Recréer le sentiment de solidarité, essentiel pour parvenir à cette réorientation radicale de notre culture et de notre économie, suppose évidemment que les classes sociales disparaissent et soient, par de nouvelles règles économiques et sociales, empêchées de réapparaître.
Nous consommerons moins, la planète ira mieux, et nous serons moins frustrés par le manque de ce que nous n’avons pas.
Poursuivre le virage
La poursuite du virage pour atteindre la bonne direction conduit par mesure de sureté, à l’abandon du critère de réussite fourni par la possession et l’exhibition matérialistes, pour un autre, plus moral, qui va mettre en avant plutôt l’être que l’avoir.
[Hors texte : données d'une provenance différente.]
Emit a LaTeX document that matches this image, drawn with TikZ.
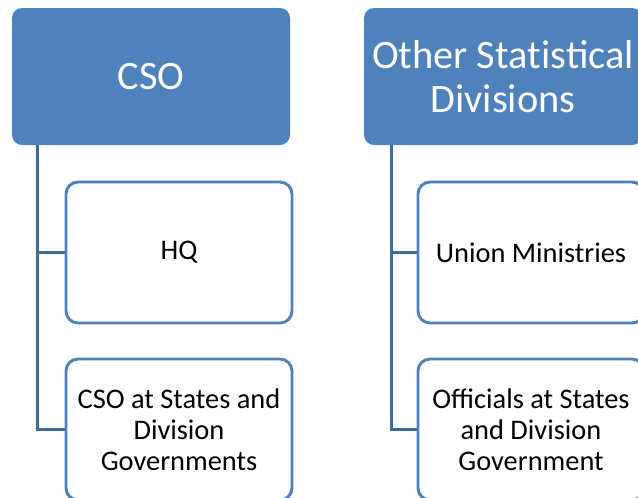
\documentclass[tikz,border=0pt]{standalone}
\usepackage{fontspec}
\setmainfont{Carlito}
\usetikzlibrary{positioning}
\definecolor{hdblue}{HTML}{4F81BD}
\definecolor{lnblue}{HTML}{41699A}
\newcommand\nolig{\kern0pt}

\tikzset{
  head/.style={fill=hdblue,draw=none,rounded corners=7.5pt,text=white,
    minimum width=208.5pt,minimum height=102.75pt,align=center,
    font=\fontsize{30.3pt}{33pt}\selectfont},
  child/.style={fill=white,draw=hdblue,line width=2.2pt,rounded corners=9pt,
    minimum width=169.5pt,minimum height=105.75pt,align=center,
    font=\fontsize{21.3pt}{23.4pt}\selectfont},
  link/.style={draw=lnblue,line width=2.3pt}
}

\begin{document}
\begin{tikzpicture}[x=0.75pt,y=-0.75pt]
\clip (0,0) rectangle (638,497);
\fill[white] (0,0) rectangle (638,497);

% headers
\node[head] (cso) at (151,76.5) {CSO};
\node[head] (osd) at (503,76.5) {Other Stat\nolig is\nolig tical\\Divisions};

% children
\node[child] (hq) at (179,252.5) {HQ};
\node[child] (csost) at (179,429.5) {CSO at States and\\Division\\Governments};
\node[child] (union) at (531,252.5) {Union Ministries};
\node[child] (offst) at (531,429.5) {Officials at States\\and Division\\Government};

% connectors
\draw[link] (cso.south west) ++(26,0) coordinate (ca) -- (ca |- csost.west) -- (csost.west);
\draw[link] (ca |- hq.west) -- (hq.west);
\draw[link] (osd.south west) ++(28,0) coordinate (oa) -- (oa |- offst.west) -- (offst.west);
\draw[link] (oa |- union.west) -- (union.west);
\end{tikzpicture}
\end{document}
Il s’agit de transformer le souci de la recherche de dominance par celle de la reconnaissance, qui est un autre moyen de distinction, mais qui déroute le jeu social de la compétition individuelle vers celui du don/contre-don, connu déjà par les sociétés ancestrales.
Une civilisation choisissant la réduction de la consommation matérielle verra par ailleurs s’ouvrir d’autres politiques et économies possibles. Elle pourra stimuler les activités humaines socialement utiles et à faible impact écologique. Santé, éducation, transports, habitats, énergie, agriculture sont autant de domaines où les besoins sociaux sont immenses et où l’innovation y est grandement nécessaire.
Plutôt que l’obsession de la production matérielle, il s’agit dès aujourd’hui de renouveler l’économie suivant la recherche de l’équilibre entre abondance frugale et accord environnemental.
C’est en responsabilisant tous les peuples du monde par l’application du communalisme et de la démocratie directe, que peuvent s’envisager les nouvelles règles sociales et économiques qui permettront désormais d’éviter tout dérapage désastreux envers la nature.
Hiérarchie sociale, démocratie représentative, propriétés et capitaux individuels, système bancaire, salariat, etc…, sont à mettre définitivement sur la touche.
[1] Hervé Kempf, Comment les riches détruisent la planète, éd. Seuil, 2007.
[2] Adam Smith, Théorie des sentiments moraux, éd. PUF.
[3] Thorstein Veblen, Théorie de la classe de loisir, éd. Gallimard.